Task prompt: Each line in the material below, starting at the one with "Output the Python" and ending at the one with "diagram of study", is to be reproduced exactly; no picture is to be copied.

Record excerpts:
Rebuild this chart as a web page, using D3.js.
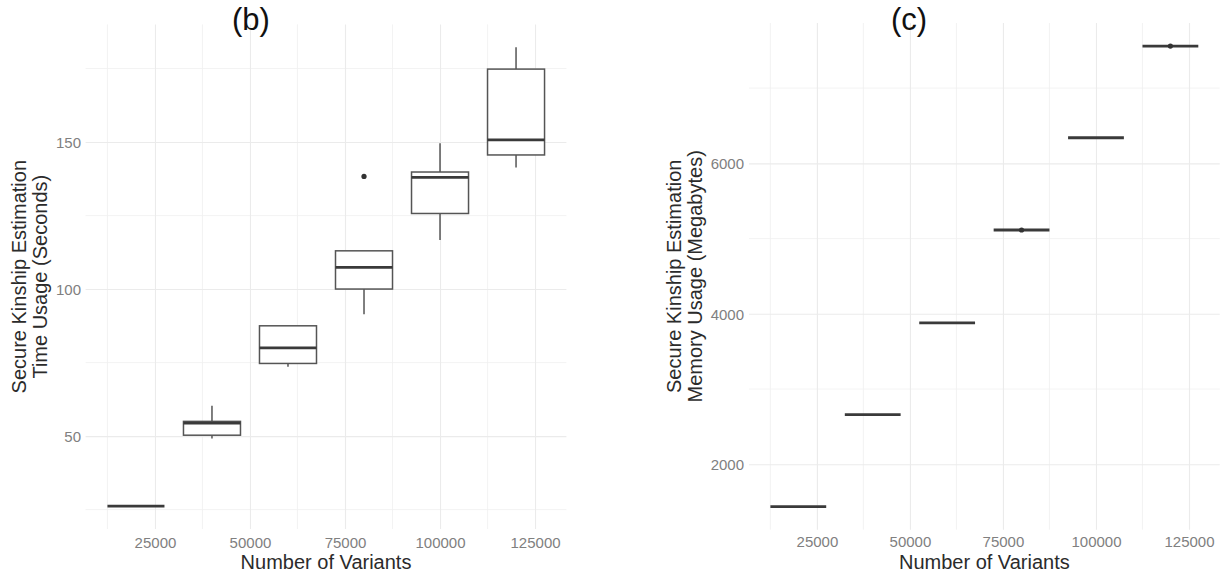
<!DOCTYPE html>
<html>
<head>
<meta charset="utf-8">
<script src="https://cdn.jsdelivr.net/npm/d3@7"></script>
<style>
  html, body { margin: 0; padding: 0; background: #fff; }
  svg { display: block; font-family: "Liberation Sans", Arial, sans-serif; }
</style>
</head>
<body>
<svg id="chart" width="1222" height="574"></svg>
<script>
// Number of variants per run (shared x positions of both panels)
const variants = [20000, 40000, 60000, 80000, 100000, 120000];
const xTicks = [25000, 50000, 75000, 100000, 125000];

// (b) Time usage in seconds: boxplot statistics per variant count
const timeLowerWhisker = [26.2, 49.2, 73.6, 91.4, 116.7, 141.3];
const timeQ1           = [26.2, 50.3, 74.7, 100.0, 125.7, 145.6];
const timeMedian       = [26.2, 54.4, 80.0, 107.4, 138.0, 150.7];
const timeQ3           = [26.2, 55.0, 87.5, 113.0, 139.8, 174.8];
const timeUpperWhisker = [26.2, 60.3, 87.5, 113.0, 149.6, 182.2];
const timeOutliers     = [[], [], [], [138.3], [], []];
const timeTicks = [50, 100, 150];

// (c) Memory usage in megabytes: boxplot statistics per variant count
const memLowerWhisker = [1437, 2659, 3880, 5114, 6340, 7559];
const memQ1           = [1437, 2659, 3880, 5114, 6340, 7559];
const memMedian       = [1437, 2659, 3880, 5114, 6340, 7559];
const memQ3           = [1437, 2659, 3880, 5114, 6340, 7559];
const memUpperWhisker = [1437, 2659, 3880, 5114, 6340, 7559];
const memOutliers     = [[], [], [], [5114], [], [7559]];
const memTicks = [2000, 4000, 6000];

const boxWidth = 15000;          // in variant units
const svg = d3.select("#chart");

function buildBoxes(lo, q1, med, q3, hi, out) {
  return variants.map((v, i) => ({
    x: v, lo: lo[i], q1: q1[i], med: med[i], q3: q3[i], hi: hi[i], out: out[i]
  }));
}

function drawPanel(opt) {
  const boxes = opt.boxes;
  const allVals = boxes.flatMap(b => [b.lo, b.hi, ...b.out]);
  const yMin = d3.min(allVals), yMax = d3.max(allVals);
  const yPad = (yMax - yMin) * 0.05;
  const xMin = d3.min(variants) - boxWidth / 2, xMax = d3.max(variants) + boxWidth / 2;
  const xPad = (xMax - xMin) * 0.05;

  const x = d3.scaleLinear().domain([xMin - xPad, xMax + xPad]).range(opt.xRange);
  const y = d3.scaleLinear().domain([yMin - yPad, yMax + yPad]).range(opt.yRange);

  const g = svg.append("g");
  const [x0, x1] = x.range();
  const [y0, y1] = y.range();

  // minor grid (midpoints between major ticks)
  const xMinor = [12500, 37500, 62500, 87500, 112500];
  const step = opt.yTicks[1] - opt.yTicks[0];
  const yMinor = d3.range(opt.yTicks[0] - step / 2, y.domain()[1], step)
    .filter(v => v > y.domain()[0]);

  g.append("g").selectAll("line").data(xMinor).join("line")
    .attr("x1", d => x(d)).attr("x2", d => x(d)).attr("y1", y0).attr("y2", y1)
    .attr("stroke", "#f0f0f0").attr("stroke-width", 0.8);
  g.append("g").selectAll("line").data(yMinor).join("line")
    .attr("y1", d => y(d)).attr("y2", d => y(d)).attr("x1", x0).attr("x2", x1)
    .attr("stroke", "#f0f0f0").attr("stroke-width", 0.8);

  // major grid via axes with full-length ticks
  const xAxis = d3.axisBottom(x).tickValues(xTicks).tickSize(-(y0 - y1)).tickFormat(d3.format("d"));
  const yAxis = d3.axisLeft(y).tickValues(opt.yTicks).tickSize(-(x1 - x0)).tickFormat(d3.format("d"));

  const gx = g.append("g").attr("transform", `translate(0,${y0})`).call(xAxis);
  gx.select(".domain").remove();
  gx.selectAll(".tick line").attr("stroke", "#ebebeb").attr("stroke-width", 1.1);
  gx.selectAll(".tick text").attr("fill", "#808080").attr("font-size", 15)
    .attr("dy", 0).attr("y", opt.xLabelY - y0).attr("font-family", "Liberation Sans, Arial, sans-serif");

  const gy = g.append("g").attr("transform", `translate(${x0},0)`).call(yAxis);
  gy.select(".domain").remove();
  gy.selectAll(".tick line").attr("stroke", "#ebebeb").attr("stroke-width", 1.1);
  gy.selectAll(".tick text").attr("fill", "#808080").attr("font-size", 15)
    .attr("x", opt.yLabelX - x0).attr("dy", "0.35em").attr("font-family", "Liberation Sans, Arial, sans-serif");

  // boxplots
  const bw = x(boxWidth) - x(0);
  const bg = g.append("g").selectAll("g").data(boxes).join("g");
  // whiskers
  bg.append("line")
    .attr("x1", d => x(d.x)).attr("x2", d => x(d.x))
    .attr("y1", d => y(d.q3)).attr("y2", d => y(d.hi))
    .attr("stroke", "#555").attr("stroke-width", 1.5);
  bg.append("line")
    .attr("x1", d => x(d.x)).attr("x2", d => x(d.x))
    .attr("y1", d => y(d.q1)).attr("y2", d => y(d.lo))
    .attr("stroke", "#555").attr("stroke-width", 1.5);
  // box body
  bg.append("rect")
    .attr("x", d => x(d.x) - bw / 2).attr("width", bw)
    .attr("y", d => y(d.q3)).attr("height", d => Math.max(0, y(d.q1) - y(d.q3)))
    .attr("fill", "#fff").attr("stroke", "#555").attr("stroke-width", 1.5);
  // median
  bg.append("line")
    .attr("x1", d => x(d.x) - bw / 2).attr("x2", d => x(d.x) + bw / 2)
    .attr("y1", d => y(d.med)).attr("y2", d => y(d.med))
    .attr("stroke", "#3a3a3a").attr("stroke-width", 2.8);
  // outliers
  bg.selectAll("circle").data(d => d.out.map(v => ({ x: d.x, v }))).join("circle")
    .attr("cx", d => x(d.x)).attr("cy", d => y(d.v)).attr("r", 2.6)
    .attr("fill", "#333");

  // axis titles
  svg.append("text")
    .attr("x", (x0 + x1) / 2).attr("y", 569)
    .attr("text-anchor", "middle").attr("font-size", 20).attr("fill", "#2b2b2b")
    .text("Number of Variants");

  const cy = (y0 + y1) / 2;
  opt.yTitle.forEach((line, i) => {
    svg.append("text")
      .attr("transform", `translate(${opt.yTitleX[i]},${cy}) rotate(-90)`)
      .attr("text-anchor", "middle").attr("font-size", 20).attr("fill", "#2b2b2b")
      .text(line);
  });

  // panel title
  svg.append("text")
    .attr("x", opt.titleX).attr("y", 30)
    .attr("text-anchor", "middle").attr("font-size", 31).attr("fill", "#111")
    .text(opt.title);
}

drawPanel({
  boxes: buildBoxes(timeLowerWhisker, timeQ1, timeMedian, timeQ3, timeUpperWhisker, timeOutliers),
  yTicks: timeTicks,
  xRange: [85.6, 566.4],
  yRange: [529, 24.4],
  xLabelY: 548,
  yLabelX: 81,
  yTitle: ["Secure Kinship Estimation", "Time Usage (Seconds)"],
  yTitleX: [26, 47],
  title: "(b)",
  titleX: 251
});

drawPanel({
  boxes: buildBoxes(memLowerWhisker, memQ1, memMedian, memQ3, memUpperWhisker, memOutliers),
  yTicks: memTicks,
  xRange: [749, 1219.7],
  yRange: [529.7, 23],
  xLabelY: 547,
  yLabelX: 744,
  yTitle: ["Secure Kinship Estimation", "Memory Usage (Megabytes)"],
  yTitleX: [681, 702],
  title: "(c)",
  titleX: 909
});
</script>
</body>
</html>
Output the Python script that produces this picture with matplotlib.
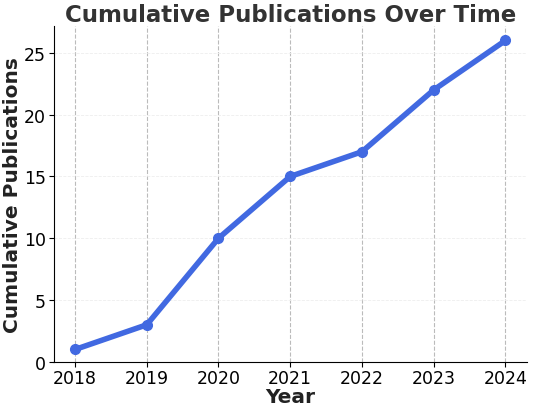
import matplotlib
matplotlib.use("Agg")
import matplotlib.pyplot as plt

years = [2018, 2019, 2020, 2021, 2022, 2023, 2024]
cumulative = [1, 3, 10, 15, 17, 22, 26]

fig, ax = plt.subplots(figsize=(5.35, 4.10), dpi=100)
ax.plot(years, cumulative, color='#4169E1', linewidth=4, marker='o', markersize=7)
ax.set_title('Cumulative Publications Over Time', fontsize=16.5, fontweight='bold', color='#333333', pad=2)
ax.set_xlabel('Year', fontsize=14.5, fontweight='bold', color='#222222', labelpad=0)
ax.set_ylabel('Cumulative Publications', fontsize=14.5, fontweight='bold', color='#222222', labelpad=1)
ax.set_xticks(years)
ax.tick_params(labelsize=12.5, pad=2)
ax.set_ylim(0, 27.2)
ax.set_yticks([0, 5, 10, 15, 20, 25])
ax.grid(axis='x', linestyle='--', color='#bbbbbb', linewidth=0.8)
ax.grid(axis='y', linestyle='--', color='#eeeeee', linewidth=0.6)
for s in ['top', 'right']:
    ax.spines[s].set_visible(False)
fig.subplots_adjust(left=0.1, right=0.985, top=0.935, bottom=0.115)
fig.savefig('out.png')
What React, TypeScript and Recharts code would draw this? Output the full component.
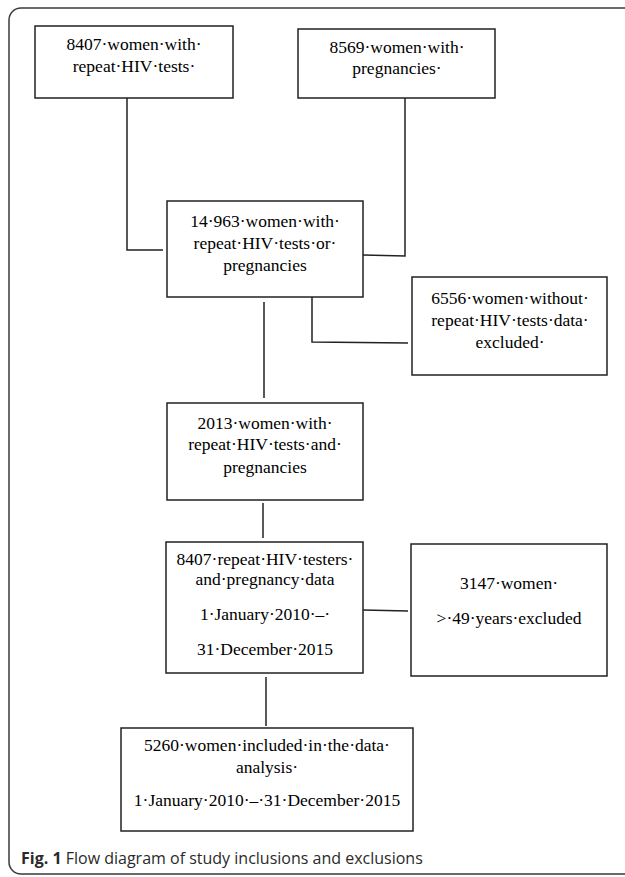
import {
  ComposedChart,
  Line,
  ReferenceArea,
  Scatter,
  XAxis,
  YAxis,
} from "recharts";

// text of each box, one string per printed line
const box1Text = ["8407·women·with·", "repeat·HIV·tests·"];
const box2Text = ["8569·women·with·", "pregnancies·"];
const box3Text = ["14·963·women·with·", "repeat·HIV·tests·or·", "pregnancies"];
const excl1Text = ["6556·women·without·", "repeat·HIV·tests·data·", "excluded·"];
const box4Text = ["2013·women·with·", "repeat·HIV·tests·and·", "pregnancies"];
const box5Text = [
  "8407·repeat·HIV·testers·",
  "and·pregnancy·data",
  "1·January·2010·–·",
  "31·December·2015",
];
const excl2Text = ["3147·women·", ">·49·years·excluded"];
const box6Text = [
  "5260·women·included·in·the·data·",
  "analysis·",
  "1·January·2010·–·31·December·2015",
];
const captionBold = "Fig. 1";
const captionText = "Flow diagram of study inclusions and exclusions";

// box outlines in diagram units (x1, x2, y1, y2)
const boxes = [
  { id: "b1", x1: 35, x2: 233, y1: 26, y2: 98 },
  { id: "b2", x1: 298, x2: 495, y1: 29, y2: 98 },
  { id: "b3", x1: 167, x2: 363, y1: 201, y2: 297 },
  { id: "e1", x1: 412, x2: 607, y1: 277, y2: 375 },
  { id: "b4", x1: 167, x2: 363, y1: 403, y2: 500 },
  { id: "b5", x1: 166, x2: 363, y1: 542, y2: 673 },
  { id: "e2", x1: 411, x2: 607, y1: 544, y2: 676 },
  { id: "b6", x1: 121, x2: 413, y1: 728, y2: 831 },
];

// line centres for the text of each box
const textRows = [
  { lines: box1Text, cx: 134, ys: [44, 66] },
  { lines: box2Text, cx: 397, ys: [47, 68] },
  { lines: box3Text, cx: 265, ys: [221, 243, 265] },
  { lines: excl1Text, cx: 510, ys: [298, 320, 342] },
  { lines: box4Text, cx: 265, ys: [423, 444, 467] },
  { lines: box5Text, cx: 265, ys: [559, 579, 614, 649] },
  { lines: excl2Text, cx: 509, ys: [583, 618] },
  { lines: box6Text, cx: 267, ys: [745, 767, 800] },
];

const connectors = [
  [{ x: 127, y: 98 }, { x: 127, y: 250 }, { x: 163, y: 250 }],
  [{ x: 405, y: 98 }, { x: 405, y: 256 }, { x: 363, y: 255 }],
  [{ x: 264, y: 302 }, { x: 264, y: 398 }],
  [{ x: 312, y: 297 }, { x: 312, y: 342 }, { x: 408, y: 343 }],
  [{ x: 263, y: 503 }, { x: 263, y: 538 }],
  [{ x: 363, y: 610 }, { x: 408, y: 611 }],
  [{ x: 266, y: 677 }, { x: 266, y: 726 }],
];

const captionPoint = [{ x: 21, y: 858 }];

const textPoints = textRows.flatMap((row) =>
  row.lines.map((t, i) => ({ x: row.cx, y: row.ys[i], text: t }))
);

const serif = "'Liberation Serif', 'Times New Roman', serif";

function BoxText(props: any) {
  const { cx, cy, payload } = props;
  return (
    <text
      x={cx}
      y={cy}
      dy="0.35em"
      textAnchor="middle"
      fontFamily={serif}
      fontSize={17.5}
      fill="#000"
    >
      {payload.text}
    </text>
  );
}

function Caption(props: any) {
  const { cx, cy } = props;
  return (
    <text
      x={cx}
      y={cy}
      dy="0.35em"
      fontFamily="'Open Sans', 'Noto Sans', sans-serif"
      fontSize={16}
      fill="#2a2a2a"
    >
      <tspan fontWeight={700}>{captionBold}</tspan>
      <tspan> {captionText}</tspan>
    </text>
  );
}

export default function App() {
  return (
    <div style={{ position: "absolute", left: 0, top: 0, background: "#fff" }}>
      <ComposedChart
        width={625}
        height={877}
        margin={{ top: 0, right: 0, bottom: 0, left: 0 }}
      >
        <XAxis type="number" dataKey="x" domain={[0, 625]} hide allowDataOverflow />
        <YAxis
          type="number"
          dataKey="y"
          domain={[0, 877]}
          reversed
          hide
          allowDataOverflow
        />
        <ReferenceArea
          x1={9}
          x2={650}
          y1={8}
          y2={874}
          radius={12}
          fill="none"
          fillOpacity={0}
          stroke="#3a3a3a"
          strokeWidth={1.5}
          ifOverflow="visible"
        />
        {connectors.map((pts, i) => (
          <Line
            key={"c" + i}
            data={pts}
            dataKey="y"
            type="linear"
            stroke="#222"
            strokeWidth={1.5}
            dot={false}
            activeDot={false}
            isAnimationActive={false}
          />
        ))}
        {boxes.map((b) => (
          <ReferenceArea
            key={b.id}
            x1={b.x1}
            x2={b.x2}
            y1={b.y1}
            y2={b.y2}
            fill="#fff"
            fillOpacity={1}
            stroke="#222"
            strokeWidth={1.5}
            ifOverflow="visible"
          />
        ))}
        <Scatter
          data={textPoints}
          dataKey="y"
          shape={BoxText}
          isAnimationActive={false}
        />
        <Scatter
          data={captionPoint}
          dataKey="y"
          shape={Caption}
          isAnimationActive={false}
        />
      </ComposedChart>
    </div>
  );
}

Finished exercise:
Output the Python script that produces this picture with matplotlib.
import matplotlib
matplotlib.use("Agg")
import matplotlib.pyplot as plt

years = [2018, 2019, 2020, 2021, 2022, 2023, 2024]
cumulative = [1, 3, 10, 15, 17, 22, 26]

fig, ax = plt.subplots(figsize=(5.35, 4.10), dpi=100)
ax.plot(years, cumulative, color='#4169E1', linewidth=4, marker='o', markersize=7)
ax.set_title('Cumulative Publications Over Time', fontsize=16.5, fontweight='bold', color='#333333', pad=2)
ax.set_xlabel('Year', fontsize=14.5, fontweight='bold', color='#222222', labelpad=0)
ax.set_ylabel('Cumulative Publications', fontsize=14.5, fontweight='bold', color='#222222', labelpad=1)
ax.set_xticks(years)
ax.tick_params(labelsize=12.5, pad=2)
ax.set_ylim(0, 27.2)
ax.set_yticks([0, 5, 10, 15, 20, 25])
ax.grid(axis='x', linestyle='--', color='#bbbbbb', linewidth=0.8)
ax.grid(axis='y', linestyle='--', color='#eeeeee', linewidth=0.6)
for s in ['top', 'right']:
    ax.spines[s].set_visible(False)
fig.subplots_adjust(left=0.1, right=0.985, top=0.935, bottom=0.115)
fig.savefig('out.png')
What React, TypeScript and Recharts code would draw this? Output the full component.
import {
  ComposedChart,
  Line,
  ReferenceArea,
  Scatter,
  XAxis,
  YAxis,
} from "recharts";

// text of each box, one string per printed line
const box1Text = ["8407·women·with·", "repeat·HIV·tests·"];
const box2Text = ["8569·women·with·", "pregnancies·"];
const box3Text = ["14·963·women·with·", "repeat·HIV·tests·or·", "pregnancies"];
const excl1Text = ["6556·women·without·", "repeat·HIV·tests·data·", "excluded·"];
const box4Text = ["2013·women·with·", "repeat·HIV·tests·and·", "pregnancies"];
const box5Text = [
  "8407·repeat·HIV·testers·",
  "and·pregnancy·data",
  "1·January·2010·–·",
  "31·December·2015",
];
const excl2Text = ["3147·women·", ">·49·years·excluded"];
const box6Text = [
  "5260·women·included·in·the·data·",
  "analysis·",
  "1·January·2010·–·31·December·2015",
];
const captionBold = "Fig. 1";
const captionText = "Flow diagram of study inclusions and exclusions";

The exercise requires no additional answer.